O NOVO CORAÇÃO - Conto Cruel - Mário Terrabatava


O NOVO CORAÇÃO
Mário Terrabatava

Wilhelm Bjørnson von Heiden, banqueiro e industrial, presidente da sociedade clandestina Fraternidade Ariana Farroupilha, finalmente ganharia um novo coração.

Recebeu o telefonema às 7:00h da manhã.  Às 8:00h, o seu helicóptero particular pousava no heliponto do hospital.  Naquele mesmo dia, à tarde, era um homem transplantado.

A recuperação daquele ariano de “puríssimo sangue”, descendente de prussianos e noruegueses, foi surpreendente. Sem dúvida, atribuía aquela capacidade de regeneração à pujança natural de sua estirpe viking.

Quando, porém, voltou à sua mansão, ficou vivamente contrariado e temeu pela própria saúde. Soube que o seu condomínio de alto luxo admitira uma família negra abastada. Algo inadmissível.

Mandou que os seus investigadores descobrissem o valor da compra do imóvel e pagou por este o dobro aos recém-chegados. Enxotou-os para bem longe, sem se preocupar com as despesas.

— Negros, semitas e asiáticos que procurem os seus lugares. Custe o que custar. — disse.

À medida que recuperava a saúde, mais se convencia da supremacia racial branca. Certamente, o jovem que lhe doou o coração era um genuíno ariano.

Mandou os seus investigadores a uma nova missão: descobrir a família do doador que lhe salvara a vida. De posse do nome e endereço da mãe do jovem falecido, convidou-a para um jantar de agradecimento em sua mansão.

Chegou o dia do ansiado encontro.

Von Heiden aguardava na luxuosa sala de visitas.

Quando o lacaio fez a porta abrir, e introduziu no requintado recinto a viúva de meia-idade, o cidadão ariano teve uma síncope.

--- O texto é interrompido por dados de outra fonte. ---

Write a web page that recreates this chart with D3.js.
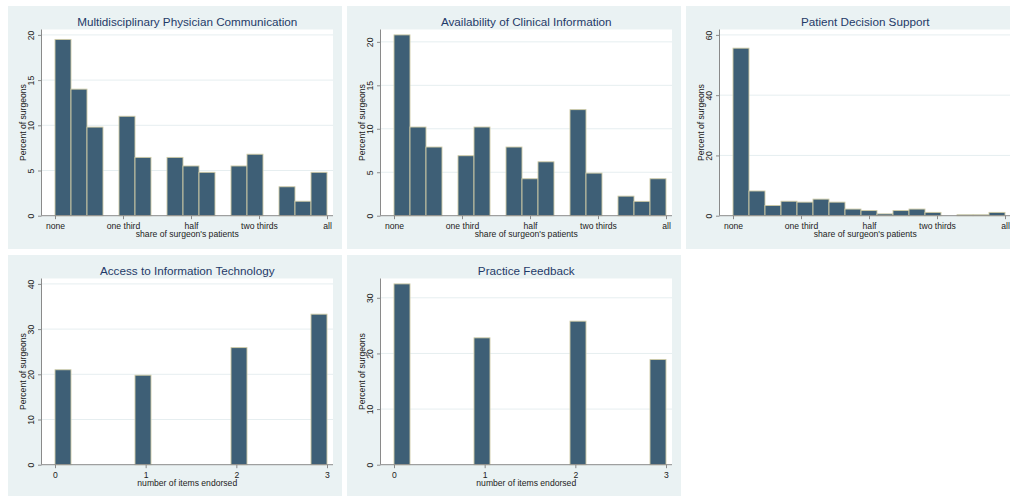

Levou a mão ao peito e desmaiou. Mas o seu novo coração era forte demais para levá-lo à morte.

Mesmo assim, von Heiden preferiu a morte a abrigar no peito aquele coração “hediondo”. A sua honra ultrajada e o seu ódio profundo não admitiam. O presidente da Fraternidade Ariana Farroupilha sentia uma imensa vergonha diante de seus pares e uma indizível repulsa de si mesmo.

Dois dias depois da terrível descoberta, von Heiden, o odioso milionário, estourou os miolos. Era o de um homem negro o saudável coração que ousava bater em seu nefando peito "ariano".